The UAE came to 36 improving two ranks from 2018. The UAE keeps the position of the highest innovative Arabic nation.

General Findings:


  1. Public R&D funding is growing very slowly whereas business R&D is in steep rise. This means that there will be hype commercial applications of existing technology, but less new knowledge created in base research for future opportunities. The rising protectionism will slow down the global innovation networks and knowledge flows.
  2. The top 10 innovative nations have remained almost the same. Switzerland being at the top, Nordic countries, Netherlands, UK, Germany and USA persisting. Singapore being the only Asian country. Israel rising to 10th position. At the low GDP category, some Southern African countries stand up like Burundi, Malawi, Mozambique and Rwanda. Somewhat the small nations with high education and knowledge infrastructure keep up with competition.
  3. Some nations get more out from the innovations than the others. China stands out as a good utiliser of its innovation investments.
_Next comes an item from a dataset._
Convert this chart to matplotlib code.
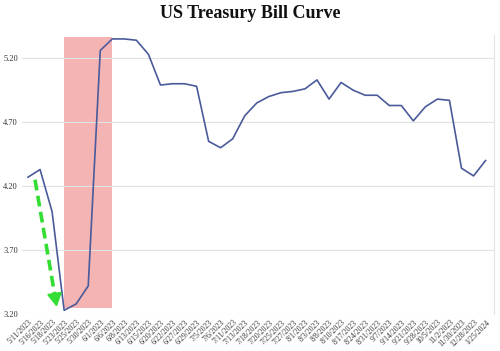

The best beneficiaries may have more balanced support over the life-cycle of innovation: idea-design-investment-production-marketing-consumption.
  4. Science and Technology (S&T) clusters accelerate innovation. Clusters create knowledge, patents and products. US (26) and China (18) are leading countries in numbers of clusters. Iran ranks 46 with Teheran cluster.

Conclusions:


  • Science and Technology clusters correlate well to high innovation index. It is essential to bring different sciences together and provide platforms for design, manufacturing, finance and market. Combination of ideas and ability to build and deliver create the best foundation to innovation.
  • New knowledge needs to build on previous knowledge. New knowledge needs to foster new designs and models particularly in digital economy. 
  • The GII ranking is based on quantitative data rather than qualitative therefore may give a biased view to global innovation i.e. higher the GDP the better in innovation.
  • Besides the generation of Wikipages, there is no reference in indicators to innovation activity that happens in open societies, digital services or products in video game industry, mobile applications etc. It may be that GII is counting only the 3rd generation of industrial and economic value creation and misses the emerging 4th generation value production and consumption.